← All simulations · Pillar 5: Making decisions

Naive Bayes

What it is

Is this pet a cat or a dog? You have two clues: how much it weighs and how long it is. Naive Bayes treats each clue as a little vote. It already knows what cats and dogs usually weigh and measure, so each clue says “this looks more cat” or “more dog” — and the method combines those votes into one belief.
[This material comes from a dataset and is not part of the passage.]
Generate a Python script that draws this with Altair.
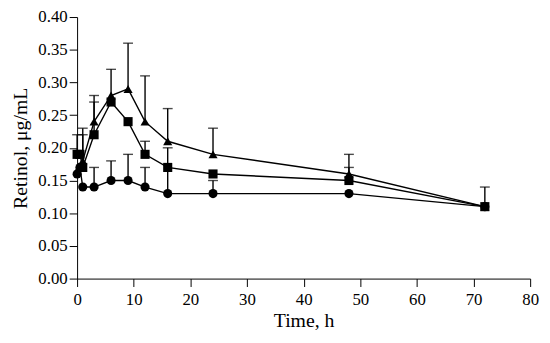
import altair as alt
import pandas as pd

time = [0, 0.5, 1, 3, 6, 9, 12, 16, 24, 48, 72]
circle = [0.16, 0.17, 0.14, 0.14, 0.15, 0.15, 0.14, 0.13, 0.13, 0.13, 0.11]
circle_up = [None, None, None, 0.17, 0.18, 0.19, 0.17, 0.20, 0.15, None, None]
square = [0.19, 0.19, 0.17, 0.22, 0.27, 0.24, 0.19, 0.17, 0.16, 0.15, 0.11]
square_up = [0.22, None, 0.22, 0.27, None, None, 0.21, None, None, 0.17, None]
triangle = [0.165, 0.17, 0.18, 0.24, 0.28, 0.29, 0.24, 0.21, 0.19, 0.16, 0.11]
triangle_up = [None, None, 0.23, 0.28, 0.32, 0.36, 0.31, 0.26, 0.23, 0.19, 0.14]
x_ticks = [0, 10, 20, 30, 40, 50, 60, 70, 80]
y_ticks = [0.0, 0.05, 0.10, 0.15, 0.20, 0.25, 0.30, 0.35, 0.40]

rows = []
for name, vals, ups in [("circle", circle, circle_up),
                        ("square", square, square_up),
                        ("triangle-up", triangle, triangle_up)]:
    for t, v, u in zip(time, vals, ups):
        rows.append({"t": t, "v": v, "up": u, "s": name})
df = pd.DataFrame(rows)
err = df.dropna(subset=["up"])

font = "Liberation Serif"
xs = alt.Scale(domain=[0, 80], nice=False, padding=0, zero=False)
ys = alt.Scale(domain=[0, 0.40], nice=False, padding=0)

xax = alt.Axis(values=x_ticks, title="Time, h", grid=False,
               labelFont=font, labelFontSize=17, titleFont=font, titleFontSize=20,
               titleFontWeight="normal", labelColor="black", titleColor="black",
               domainColor="black", tickColor="black", tickSize=8, labelPadding=5,
               titlePadding=4, labelFlush=False, labelOverlap=False)
yax = alt.Axis(values=y_ticks, format=".2f", title="Retinol, μg/mL",
               grid=False, labelFont=font, labelFontSize=17, titleFont=font,
               titleFontSize=20, titleFontWeight="normal", labelColor="black",
               titleColor="black", domainColor="black", tickColor="black", tickSize=8,
               labelPadding=2, titlePadding=8, labelFlush=False, labelOverlap=False)

X = alt.X("t:Q", scale=xs, axis=xax)
Y = alt.Y("v:Q", scale=ys, axis=yax)

lines = alt.Chart(df).mark_line(color="black", strokeWidth=1.4).encode(
    x=X, y=Y, detail="s:N",
)

rules = alt.Chart(err).mark_rule(color="black", strokeWidth=1.4).encode(
    x=X, y=Y, y2="up:Q"
)
caps = alt.Chart(err).mark_tick(color="black", orient="horizontal", size=10,
                                thickness=1.4).encode(
    x=X, y=alt.Y("up:Q", scale=ys, axis=yax))

points = alt.Chart(df).mark_point(filled=True, color="black", opacity=1).encode(
    x=X, y=Y,
    shape=alt.Shape("s:N", scale=alt.Scale(domain=["circle", "square", "triangle-up"],
                                           range=["circle", "square", "triangle-up"]),
                    legend=None),
    size=alt.Size("s:N", scale=alt.Scale(domain=["circle", "square", "triangle-up"],
                                         range=[85, 85, 115]), legend=None),
)

chart = alt.layer(lines, rules, caps, points).properties(
    width=459, height=265,
    autosize=alt.AutoSizeParams(type="none"),
    padding={"left": 70, "top": 7, "right": 12, "bottom": 55},
).configure_view(stroke=None).configure_axis(labelFont=font, titleFont=font)

chart.save("out.html", embed_options={"renderer": "svg", "actions": False})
Go deeper: for every clue, the model learned a bell curve per class — the typical value and how much it varies. Reading the height of each curve at your value gives the chance of seeing that value for a cat vs a dog. Multiply those chances together, multiply by the prior (how common each animal is to begin with), and scale so the two add to 100%. That last number is the belief.

Why care

Naive Bayes is fast, tiny, and famously good for its size — it was the workhorse behind the first spam filters and still powers lots of text sorting today. It is also a beautiful first look at probability in machine learning: instead of one hard yes/no, it gives a belief you can read, like “82% cat.”

The idea, intuitively

Each clue has two overlapping bell curves — one for cats, one for dogs. Where your value lands under the taller curve, that animal gets the louder vote. One clue on its own is often a toss-up in the overlap zone. But stack a second clue and the two votes multiply: a faint “maybe cat” plus another faint “maybe cat” becomes a confident cat.

Peek at the data first

Before believing anything, look at the pets we already measured — weight, length, and which animal each one was. The bell curves below are just a summary of columns like these, much like Spectra’s describe_data.

Try it

Drag the dashed marker in each panel (or use the sliders) to set the pet’s weight and length. The dots show how high each animal’s bell curve is at your value, and the bar shows the combined belief. Uncheck Use the length clue too to decide with a single clue.

Where it shows up

Spam filters. The classic use: each word is a clue voting “spam” or “not,” and the votes multiply into a decision.
Sorting text. Tagging articles by topic, or reviews as positive or negative, from the words they contain.
Quick first guesses. Because it is so cheap, it is a great baseline to compare fancier models against.

Where it came from

The rule for updating a belief with evidence is Bayes’ theorem, named for the Reverend Thomas Bayes, whose work was published in 1763 after his death (and developed further by Pierre-Simon Laplace). Using it as a simple classifier — with the “naive” assumption that clues are independent — became a standard, surprisingly strong method in the 20th century.

Try it in code

The Studio’s bayes model is a Naive Bayes classifier, and show_model prints the profile (prior + typical value) it learned for each answer:

data  = load "flowers"
train, test = split data, hold_out: 20%

model = make_model "bayes"
train_model model, on: train, predict: "species", using: ["petal_length", "petal_width"]

check model, with: test
show_model model

Open it in the Studio ▶

Check your understanding

Why can two “maybe” clues add up to a confident guess?
What does the prior do, and when would it matter most?
Why is it called “naive” — and why does it still work so well anyway?